[Start]

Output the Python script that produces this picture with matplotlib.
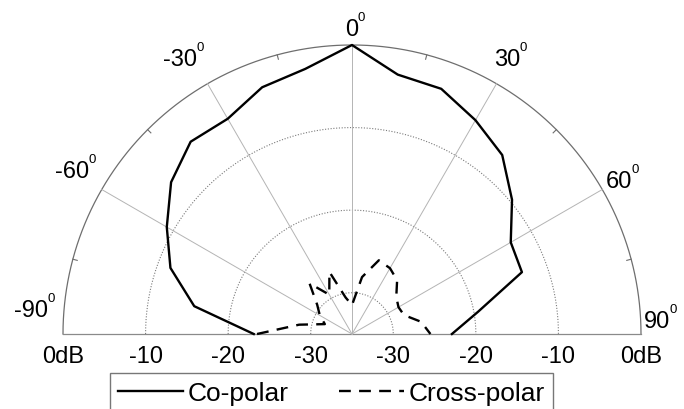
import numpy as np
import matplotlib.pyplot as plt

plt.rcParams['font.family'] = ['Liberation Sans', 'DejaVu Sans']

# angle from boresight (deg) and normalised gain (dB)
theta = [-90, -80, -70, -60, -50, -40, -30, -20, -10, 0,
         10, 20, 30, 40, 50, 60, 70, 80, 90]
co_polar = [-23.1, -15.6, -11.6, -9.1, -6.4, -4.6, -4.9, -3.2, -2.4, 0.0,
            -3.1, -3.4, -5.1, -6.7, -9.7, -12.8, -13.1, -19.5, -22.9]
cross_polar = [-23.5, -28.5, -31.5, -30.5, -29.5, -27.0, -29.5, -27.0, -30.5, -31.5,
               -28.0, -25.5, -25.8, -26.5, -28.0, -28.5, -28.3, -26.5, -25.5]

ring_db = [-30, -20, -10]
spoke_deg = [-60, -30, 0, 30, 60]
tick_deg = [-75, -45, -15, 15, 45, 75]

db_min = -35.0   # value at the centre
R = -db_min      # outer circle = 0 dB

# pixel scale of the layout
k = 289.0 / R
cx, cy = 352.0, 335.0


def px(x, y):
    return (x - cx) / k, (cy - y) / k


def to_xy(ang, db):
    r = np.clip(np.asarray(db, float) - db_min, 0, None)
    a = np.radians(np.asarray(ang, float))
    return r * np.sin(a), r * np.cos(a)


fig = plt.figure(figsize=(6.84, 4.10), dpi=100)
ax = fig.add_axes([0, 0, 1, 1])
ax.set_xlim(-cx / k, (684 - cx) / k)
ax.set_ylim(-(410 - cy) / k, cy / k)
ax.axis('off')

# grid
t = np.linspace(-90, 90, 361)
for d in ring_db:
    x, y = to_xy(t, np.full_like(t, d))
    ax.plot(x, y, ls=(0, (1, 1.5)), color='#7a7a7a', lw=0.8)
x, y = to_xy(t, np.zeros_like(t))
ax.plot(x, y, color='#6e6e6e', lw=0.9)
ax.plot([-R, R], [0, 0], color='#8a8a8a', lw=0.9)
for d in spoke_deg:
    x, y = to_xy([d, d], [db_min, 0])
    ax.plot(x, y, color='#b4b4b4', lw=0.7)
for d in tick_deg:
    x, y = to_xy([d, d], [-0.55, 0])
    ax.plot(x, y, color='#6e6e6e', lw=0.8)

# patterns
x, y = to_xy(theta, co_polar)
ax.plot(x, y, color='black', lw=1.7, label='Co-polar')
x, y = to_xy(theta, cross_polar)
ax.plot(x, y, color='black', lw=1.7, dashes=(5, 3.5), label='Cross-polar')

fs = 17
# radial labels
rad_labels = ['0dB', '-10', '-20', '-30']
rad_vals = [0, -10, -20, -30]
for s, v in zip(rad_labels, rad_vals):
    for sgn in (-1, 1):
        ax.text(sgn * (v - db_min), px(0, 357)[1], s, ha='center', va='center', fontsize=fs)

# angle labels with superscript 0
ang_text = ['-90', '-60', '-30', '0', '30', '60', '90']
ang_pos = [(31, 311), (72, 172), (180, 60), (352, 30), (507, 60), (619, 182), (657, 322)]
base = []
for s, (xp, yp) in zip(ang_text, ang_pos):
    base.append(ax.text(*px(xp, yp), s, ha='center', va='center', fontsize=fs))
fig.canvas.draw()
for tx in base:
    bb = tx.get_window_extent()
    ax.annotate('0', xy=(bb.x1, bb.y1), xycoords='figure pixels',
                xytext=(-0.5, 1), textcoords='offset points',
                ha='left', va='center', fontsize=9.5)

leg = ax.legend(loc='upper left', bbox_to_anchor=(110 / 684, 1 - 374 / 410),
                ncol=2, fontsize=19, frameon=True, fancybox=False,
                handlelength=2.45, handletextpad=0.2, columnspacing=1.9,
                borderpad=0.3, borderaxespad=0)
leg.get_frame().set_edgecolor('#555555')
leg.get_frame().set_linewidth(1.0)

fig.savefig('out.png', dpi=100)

[End]
[Start]

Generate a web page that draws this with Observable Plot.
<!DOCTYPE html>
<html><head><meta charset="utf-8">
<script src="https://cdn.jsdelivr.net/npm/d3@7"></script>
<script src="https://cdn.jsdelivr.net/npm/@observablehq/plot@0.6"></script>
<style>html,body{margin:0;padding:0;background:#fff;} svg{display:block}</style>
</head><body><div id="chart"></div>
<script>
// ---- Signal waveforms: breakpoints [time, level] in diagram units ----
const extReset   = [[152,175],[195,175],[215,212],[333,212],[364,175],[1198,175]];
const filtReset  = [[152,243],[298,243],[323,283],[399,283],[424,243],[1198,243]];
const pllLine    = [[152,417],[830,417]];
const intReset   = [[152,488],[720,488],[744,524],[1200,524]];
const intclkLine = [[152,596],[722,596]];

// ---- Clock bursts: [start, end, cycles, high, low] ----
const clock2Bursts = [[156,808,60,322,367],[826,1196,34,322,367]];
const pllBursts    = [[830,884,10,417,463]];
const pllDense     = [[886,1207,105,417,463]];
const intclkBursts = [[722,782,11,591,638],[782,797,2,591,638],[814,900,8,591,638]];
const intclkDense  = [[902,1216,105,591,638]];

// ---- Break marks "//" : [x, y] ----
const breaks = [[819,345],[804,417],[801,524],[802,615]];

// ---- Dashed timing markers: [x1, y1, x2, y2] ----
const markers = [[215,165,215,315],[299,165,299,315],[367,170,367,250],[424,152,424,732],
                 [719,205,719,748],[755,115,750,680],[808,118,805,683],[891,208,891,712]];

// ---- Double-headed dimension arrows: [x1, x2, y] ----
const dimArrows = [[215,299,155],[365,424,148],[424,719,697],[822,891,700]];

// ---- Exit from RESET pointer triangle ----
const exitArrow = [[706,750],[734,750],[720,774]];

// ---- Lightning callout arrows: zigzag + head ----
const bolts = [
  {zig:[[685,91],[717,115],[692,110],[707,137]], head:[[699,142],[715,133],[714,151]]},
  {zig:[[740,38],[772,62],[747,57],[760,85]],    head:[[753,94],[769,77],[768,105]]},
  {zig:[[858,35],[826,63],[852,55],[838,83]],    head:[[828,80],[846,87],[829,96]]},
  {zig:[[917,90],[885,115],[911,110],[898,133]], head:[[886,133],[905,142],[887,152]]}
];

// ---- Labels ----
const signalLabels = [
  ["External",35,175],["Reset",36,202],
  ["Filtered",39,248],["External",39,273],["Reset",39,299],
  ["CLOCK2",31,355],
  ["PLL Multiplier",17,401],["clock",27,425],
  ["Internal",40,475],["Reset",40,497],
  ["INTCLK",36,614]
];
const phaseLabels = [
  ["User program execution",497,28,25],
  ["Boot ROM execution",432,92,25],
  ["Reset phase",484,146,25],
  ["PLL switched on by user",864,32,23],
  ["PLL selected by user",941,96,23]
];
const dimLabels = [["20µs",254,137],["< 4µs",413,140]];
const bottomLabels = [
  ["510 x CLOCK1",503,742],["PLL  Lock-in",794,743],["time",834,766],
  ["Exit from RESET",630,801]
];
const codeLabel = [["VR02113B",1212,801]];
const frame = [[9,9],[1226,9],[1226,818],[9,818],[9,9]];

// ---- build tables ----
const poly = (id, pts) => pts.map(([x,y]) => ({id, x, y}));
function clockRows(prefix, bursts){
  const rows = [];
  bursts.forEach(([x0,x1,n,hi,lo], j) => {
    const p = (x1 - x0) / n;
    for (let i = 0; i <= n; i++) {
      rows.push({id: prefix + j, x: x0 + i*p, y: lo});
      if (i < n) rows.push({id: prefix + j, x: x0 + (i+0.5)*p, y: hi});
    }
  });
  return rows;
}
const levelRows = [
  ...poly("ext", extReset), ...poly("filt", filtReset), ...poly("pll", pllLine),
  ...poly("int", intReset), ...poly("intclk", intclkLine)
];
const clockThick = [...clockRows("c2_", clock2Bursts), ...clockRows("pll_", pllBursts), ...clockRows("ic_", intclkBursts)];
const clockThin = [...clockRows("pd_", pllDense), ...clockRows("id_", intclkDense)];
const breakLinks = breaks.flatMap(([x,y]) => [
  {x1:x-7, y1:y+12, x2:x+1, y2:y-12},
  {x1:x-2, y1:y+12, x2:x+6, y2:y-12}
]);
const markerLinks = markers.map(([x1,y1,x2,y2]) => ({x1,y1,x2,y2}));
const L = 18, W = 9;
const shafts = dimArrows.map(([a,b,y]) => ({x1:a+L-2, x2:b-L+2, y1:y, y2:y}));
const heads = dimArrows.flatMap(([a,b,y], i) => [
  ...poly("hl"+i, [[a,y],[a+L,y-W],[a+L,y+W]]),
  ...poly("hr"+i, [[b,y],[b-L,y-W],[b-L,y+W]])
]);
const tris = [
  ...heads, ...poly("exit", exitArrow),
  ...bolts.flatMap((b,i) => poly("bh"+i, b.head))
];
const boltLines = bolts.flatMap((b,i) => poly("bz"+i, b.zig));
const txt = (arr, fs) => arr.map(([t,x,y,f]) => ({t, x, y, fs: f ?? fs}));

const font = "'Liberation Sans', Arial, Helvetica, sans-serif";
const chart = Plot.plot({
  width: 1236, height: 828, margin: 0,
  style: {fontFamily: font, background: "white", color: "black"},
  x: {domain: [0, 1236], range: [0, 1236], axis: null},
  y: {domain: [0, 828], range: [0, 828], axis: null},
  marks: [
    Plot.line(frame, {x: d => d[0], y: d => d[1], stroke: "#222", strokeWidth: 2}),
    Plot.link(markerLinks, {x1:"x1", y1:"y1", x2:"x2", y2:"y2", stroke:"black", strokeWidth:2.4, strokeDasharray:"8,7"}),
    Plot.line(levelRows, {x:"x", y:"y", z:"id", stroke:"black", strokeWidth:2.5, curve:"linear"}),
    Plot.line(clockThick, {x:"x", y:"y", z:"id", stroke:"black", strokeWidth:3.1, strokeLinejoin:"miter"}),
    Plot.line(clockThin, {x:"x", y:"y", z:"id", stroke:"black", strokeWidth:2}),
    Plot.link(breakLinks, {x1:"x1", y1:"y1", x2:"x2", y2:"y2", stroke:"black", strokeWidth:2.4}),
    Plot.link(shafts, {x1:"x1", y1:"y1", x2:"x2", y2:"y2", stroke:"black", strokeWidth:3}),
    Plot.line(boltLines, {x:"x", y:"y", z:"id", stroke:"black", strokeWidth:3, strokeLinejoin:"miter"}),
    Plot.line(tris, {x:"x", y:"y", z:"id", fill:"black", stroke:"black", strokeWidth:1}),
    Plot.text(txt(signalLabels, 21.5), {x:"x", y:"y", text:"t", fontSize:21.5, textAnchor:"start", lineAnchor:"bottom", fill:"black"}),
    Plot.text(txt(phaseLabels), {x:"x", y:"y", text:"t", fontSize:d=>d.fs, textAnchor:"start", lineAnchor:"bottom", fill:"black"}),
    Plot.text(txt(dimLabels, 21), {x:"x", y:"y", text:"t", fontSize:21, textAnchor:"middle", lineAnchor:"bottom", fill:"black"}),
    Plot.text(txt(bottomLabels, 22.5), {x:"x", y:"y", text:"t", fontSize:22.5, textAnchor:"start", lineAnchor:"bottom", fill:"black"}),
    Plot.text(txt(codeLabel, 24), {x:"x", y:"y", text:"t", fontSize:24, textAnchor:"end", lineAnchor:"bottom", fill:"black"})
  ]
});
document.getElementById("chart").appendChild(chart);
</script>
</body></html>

[End]

** Aim **
Using the entries above, repeat exactly the lines from the one with "Output the Python" to the one with "dashes=(5, 3.5), label='Cross-polar')", both included, and leave the pictures behind.

** Problem solution **
Output the Python script that produces this picture with matplotlib.
import numpy as np
import matplotlib.pyplot as plt

plt.rcParams['font.family'] = ['Liberation Sans', 'DejaVu Sans']

# angle from boresight (deg) and normalised gain (dB)
theta = [-90, -80, -70, -60, -50, -40, -30, -20, -10, 0,
         10, 20, 30, 40, 50, 60, 70, 80, 90]
co_polar = [-23.1, -15.6, -11.6, -9.1, -6.4, -4.6, -4.9, -3.2, -2.4, 0.0,
            -3.1, -3.4, -5.1, -6.7, -9.7, -12.8, -13.1, -19.5, -22.9]
cross_polar = [-23.5, -28.5, -31.5, -30.5, -29.5, -27.0, -29.5, -27.0, -30.5, -31.5,
               -28.0, -25.5, -25.8, -26.5, -28.0, -28.5, -28.3, -26.5, -25.5]

ring_db = [-30, -20, -10]
spoke_deg = [-60, -30, 0, 30, 60]
tick_deg = [-75, -45, -15, 15, 45, 75]

db_min = -35.0   # value at the centre
R = -db_min      # outer circle = 0 dB

# pixel scale of the layout
k = 289.0 / R
cx, cy = 352.0, 335.0


def px(x, y):
    return (x - cx) / k, (cy - y) / k


def to_xy(ang, db):
    r = np.clip(np.asarray(db, float) - db_min, 0, None)
    a = np.radians(np.asarray(ang, float))
    return r * np.sin(a), r * np.cos(a)


fig = plt.figure(figsize=(6.84, 4.10), dpi=100)
ax = fig.add_axes([0, 0, 1, 1])
ax.set_xlim(-cx / k, (684 - cx) / k)
ax.set_ylim(-(410 - cy) / k, cy / k)
ax.axis('off')

# grid
t = np.linspace(-90, 90, 361)
for d in ring_db:
    x, y = to_xy(t, np.full_like(t, d))
    ax.plot(x, y, ls=(0, (1, 1.5)), color='#7a7a7a', lw=0.8)
x, y = to_xy(t, np.zeros_like(t))
ax.plot(x, y, color='#6e6e6e', lw=0.9)
ax.plot([-R, R], [0, 0], color='#8a8a8a', lw=0.9)
for d in spoke_deg:
    x, y = to_xy([d, d], [db_min, 0])
    ax.plot(x, y, color='#b4b4b4', lw=0.7)
for d in tick_deg:
    x, y = to_xy([d, d], [-0.55, 0])
    ax.plot(x, y, color='#6e6e6e', lw=0.8)

# patterns
x, y = to_xy(theta, co_polar)
ax.plot(x, y, color='black', lw=1.7, label='Co-polar')
x, y = to_xy(theta, cross_polar)
ax.plot(x, y, color='black', lw=1.7, dashes=(5, 3.5), label='Cross-polar')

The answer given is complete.